- DIRECTIONS -
Line by line, repeat the data below exactly, beginning at the first line and ending at the line with "const EXT = 13.6;". Omit pictures.

- DATASET EXTRACT -
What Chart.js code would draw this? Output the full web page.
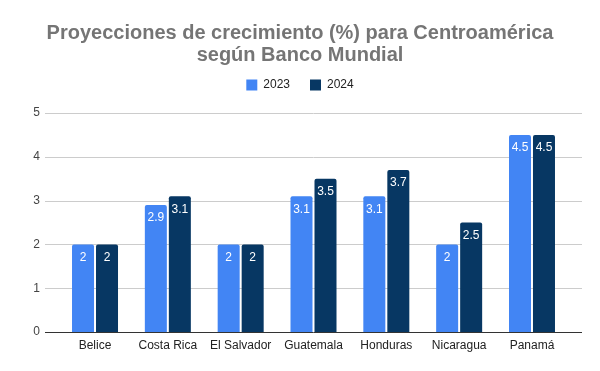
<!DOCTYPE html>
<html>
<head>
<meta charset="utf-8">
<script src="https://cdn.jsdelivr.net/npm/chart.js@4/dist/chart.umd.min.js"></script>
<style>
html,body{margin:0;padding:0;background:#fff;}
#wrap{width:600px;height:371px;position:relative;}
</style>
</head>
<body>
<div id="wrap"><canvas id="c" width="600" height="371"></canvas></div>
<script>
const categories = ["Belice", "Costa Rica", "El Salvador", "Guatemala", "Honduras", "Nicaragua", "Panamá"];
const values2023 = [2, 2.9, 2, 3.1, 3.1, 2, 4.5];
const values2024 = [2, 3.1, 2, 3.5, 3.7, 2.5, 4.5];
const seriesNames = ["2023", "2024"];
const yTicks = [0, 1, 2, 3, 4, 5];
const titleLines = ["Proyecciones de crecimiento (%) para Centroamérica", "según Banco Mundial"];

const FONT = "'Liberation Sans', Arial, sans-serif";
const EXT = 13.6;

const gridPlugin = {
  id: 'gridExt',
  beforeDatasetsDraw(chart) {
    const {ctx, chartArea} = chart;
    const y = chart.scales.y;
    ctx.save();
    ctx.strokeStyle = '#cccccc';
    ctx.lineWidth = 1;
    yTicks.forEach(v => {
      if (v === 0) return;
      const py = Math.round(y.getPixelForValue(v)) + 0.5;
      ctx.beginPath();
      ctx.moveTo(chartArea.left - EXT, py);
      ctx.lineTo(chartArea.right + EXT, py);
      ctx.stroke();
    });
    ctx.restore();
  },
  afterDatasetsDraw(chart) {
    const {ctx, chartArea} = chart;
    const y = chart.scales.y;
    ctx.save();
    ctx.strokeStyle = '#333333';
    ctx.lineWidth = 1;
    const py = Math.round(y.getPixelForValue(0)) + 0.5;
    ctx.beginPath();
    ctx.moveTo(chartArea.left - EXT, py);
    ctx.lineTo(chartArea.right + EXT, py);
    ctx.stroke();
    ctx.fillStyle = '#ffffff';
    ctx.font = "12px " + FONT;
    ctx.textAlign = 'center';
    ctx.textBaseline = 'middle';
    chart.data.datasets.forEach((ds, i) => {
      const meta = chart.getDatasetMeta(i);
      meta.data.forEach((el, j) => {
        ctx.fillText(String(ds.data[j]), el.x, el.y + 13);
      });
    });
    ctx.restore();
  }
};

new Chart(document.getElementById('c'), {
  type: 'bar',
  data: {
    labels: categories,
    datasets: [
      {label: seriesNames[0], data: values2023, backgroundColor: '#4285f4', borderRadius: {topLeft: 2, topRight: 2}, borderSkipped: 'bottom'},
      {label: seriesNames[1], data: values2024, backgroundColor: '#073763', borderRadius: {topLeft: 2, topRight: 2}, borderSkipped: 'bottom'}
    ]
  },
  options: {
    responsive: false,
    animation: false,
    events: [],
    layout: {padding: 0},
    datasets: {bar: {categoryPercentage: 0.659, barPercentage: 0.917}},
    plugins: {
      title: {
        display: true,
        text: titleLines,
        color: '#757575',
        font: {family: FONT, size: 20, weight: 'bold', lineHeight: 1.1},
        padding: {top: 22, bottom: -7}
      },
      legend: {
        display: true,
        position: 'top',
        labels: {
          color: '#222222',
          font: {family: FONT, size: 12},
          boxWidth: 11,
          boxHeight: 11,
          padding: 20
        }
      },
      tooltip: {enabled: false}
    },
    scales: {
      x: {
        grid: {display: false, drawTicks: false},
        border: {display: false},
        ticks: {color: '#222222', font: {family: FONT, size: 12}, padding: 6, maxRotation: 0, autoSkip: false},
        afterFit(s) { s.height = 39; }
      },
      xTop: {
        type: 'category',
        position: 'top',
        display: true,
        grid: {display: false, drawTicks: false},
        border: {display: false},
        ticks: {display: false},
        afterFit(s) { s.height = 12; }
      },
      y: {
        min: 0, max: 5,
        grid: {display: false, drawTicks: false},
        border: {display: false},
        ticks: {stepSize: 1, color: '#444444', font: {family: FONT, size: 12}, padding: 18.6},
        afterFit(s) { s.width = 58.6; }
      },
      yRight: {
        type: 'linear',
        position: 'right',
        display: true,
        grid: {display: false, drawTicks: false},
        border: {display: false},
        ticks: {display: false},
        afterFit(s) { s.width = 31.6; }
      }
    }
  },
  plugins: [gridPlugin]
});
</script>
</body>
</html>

- THE RESPONSE -
What Chart.js code would draw this? Output the full web page.
<!DOCTYPE html>
<html>
<head>
<meta charset="utf-8">
<script src="https://cdn.jsdelivr.net/npm/chart.js@4/dist/chart.umd.min.js"></script>
<style>
html,body{margin:0;padding:0;background:#fff;}
#wrap{width:600px;height:371px;position:relative;}
</style>
</head>
<body>
<div id="wrap"><canvas id="c" width="600" height="371"></canvas></div>
<script>
const categories = ["Belice", "Costa Rica", "El Salvador", "Guatemala", "Honduras", "Nicaragua", "Panamá"];
const values2023 = [2, 2.9, 2, 3.1, 3.1, 2, 4.5];
const values2024 = [2, 3.1, 2, 3.5, 3.7, 2.5, 4.5];
const seriesNames = ["2023", "2024"];
const yTicks = [0, 1, 2, 3, 4, 5];
const titleLines = ["Proyecciones de crecimiento (%) para Centroamérica", "según Banco Mundial"];

const FONT = "'Liberation Sans', Arial, sans-serif";
const EXT = 13.6;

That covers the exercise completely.